GIVEN TASK.
Extract only the first line of the listing and every line after it up to and including the one with "6900, 8050, 9200];". Omit the pictures.
## begin
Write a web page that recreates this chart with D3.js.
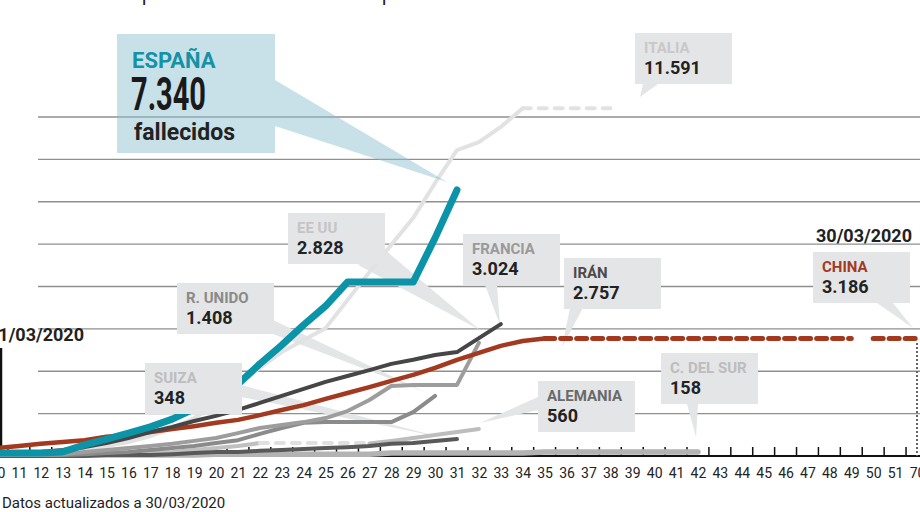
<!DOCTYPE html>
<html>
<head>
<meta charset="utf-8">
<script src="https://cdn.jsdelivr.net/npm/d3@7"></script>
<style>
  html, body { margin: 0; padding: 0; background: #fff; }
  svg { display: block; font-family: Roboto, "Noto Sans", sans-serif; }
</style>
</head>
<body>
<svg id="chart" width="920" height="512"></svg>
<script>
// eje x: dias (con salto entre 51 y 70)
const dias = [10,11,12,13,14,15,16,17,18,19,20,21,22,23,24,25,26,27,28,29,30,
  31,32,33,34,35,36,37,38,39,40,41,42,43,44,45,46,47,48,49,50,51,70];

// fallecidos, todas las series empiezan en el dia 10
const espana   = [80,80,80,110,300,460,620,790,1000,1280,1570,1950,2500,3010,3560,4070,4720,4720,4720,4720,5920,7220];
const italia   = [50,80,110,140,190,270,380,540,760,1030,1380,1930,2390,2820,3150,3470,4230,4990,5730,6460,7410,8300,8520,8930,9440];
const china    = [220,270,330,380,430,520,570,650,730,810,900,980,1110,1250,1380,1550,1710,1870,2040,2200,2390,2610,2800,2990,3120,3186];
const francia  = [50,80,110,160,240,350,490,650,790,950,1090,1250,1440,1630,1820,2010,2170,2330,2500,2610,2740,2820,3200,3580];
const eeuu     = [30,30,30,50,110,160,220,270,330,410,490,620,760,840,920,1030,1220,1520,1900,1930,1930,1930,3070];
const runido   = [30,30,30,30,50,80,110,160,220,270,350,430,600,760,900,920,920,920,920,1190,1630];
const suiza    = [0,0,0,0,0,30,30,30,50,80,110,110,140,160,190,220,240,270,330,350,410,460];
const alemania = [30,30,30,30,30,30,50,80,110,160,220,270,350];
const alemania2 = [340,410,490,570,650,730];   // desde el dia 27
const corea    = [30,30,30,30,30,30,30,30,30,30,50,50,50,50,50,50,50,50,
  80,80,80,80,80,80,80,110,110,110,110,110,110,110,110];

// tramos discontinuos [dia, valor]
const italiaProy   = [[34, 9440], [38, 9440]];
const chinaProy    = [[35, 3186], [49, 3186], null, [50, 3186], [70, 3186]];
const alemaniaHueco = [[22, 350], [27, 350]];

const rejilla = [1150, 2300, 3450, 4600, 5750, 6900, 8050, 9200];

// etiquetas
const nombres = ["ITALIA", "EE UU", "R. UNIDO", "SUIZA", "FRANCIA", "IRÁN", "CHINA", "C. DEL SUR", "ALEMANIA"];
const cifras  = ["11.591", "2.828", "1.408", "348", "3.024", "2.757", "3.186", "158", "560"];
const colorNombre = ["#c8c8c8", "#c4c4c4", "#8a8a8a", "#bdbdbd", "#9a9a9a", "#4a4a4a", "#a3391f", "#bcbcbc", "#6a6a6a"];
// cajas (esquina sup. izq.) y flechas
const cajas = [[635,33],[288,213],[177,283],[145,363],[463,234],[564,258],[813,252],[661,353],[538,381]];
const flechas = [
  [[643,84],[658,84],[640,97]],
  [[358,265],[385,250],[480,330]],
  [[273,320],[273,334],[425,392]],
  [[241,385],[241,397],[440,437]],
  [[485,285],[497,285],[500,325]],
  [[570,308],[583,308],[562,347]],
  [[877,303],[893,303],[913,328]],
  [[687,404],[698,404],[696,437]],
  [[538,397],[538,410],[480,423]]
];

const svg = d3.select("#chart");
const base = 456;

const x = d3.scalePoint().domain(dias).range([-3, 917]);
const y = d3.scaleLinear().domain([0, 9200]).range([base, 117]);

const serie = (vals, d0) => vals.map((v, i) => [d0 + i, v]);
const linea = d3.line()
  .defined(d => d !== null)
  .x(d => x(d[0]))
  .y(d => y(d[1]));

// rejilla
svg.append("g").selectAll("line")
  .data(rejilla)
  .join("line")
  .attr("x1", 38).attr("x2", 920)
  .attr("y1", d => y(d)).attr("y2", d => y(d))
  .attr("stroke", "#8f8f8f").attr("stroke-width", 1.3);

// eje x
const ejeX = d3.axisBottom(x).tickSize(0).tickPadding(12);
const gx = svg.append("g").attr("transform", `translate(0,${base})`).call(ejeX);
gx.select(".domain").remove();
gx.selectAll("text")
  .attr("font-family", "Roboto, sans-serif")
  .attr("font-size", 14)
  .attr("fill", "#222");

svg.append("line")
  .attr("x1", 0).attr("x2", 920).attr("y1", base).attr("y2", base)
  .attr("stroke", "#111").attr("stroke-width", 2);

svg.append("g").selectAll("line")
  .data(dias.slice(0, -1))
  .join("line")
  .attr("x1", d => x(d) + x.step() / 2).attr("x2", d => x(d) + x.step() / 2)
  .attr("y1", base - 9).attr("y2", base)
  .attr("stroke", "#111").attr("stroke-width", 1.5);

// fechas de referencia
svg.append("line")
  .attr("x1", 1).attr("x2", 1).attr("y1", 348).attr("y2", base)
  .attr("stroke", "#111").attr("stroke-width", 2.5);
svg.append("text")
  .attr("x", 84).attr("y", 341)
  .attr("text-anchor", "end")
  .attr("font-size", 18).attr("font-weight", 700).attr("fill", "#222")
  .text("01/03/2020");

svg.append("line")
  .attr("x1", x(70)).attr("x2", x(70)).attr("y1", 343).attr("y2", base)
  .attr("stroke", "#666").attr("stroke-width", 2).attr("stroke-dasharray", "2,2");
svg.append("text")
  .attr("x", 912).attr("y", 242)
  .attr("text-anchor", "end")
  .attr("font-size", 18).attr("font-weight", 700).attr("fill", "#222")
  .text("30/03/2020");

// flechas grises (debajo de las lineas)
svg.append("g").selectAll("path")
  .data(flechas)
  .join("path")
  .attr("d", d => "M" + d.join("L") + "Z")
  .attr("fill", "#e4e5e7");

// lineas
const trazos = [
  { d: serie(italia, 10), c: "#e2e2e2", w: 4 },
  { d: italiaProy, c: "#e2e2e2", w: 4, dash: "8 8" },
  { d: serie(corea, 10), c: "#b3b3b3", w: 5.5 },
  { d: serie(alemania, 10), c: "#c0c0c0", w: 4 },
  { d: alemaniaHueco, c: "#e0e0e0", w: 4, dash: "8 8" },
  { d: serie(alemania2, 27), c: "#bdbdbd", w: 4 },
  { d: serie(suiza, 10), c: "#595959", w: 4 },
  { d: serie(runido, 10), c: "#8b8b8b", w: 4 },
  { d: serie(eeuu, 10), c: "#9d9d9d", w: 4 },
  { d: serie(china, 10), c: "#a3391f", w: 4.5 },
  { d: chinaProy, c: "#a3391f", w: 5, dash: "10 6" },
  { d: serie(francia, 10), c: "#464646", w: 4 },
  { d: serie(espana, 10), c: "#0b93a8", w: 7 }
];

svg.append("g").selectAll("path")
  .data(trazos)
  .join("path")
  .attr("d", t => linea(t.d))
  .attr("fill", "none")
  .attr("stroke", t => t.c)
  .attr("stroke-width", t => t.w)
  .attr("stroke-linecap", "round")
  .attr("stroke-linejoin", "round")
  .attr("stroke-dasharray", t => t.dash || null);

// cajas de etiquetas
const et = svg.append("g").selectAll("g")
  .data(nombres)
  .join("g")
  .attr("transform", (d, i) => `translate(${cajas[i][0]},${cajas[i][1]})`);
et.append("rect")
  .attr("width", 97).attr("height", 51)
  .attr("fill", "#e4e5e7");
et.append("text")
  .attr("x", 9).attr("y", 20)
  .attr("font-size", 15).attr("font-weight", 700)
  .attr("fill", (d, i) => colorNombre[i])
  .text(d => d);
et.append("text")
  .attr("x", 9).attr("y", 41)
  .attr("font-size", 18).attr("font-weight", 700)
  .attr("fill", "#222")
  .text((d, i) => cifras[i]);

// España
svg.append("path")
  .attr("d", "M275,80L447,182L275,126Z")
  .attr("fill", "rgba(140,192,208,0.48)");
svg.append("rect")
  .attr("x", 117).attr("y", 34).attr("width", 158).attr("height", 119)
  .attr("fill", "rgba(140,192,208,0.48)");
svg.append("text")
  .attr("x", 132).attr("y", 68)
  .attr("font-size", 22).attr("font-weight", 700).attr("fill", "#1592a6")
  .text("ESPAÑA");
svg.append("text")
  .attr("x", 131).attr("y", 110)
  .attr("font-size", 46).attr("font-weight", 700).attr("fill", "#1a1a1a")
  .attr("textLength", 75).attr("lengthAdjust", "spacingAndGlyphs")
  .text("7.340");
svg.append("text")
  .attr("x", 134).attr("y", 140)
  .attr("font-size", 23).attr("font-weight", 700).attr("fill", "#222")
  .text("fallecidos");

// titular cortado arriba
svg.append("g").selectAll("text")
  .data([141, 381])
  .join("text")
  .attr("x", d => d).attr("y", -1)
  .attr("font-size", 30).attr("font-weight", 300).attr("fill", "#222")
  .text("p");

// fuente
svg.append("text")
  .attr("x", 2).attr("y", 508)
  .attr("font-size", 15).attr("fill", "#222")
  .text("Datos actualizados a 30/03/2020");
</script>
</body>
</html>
## end
TASK ANSWER.
Write a web page that recreates this chart with D3.js.
<!DOCTYPE html>
<html>
<head>
<meta charset="utf-8">
<script src="https://cdn.jsdelivr.net/npm/d3@7"></script>
<style>
  html, body { margin: 0; padding: 0; background: #fff; }
  svg { display: block; font-family: Roboto, "Noto Sans", sans-serif; }
</style>
</head>
<body>
<svg id="chart" width="920" height="512"></svg>
<script>
// eje x: dias (con salto entre 51 y 70)
const dias = [10,11,12,13,14,15,16,17,18,19,20,21,22,23,24,25,26,27,28,29,30,
  31,32,33,34,35,36,37,38,39,40,41,42,43,44,45,46,47,48,49,50,51,70];

// fallecidos, todas las series empiezan en el dia 10
const espana   = [80,80,80,110,300,460,620,790,1000,1280,1570,1950,2500,3010,3560,4070,4720,4720,4720,4720,5920,7220];
const italia   = [50,80,110,140,190,270,380,540,760,1030,1380,1930,2390,2820,3150,3470,4230,4990,5730,6460,7410,8300,8520,8930,9440];
const china    = [220,270,330,380,430,520,570,650,730,810,900,980,1110,1250,1380,1550,1710,1870,2040,2200,2390,2610,2800,2990,3120,3186];
const francia  = [50,80,110,160,240,350,490,650,790,950,1090,1250,1440,1630,1820,2010,2170,2330,2500,2610,2740,2820,3200,3580];
const eeuu     = [30,30,30,50,110,160,220,270,330,410,490,620,760,840,920,1030,1220,1520,1900,1930,1930,1930,3070];
const runido   = [30,30,30,30,50,80,110,160,220,270,350,430,600,760,900,920,920,920,920,1190,1630];
const suiza    = [0,0,0,0,0,30,30,30,50,80,110,110,140,160,190,220,240,270,330,350,410,460];
const alemania = [30,30,30,30,30,30,50,80,110,160,220,270,350];
const alemania2 = [340,410,490,570,650,730];   // desde el dia 27
const corea    = [30,30,30,30,30,30,30,30,30,30,50,50,50,50,50,50,50,50,
  80,80,80,80,80,80,80,110,110,110,110,110,110,110,110];

// tramos discontinuos [dia, valor]
const italiaProy   = [[34, 9440], [38, 9440]];
const chinaProy    = [[35, 3186], [49, 3186], null, [50, 3186], [70, 3186]];
const alemaniaHueco = [[22, 350], [27, 350]];

const rejilla = [1150, 2300, 3450, 4600, 5750, 6900, 8050, 9200];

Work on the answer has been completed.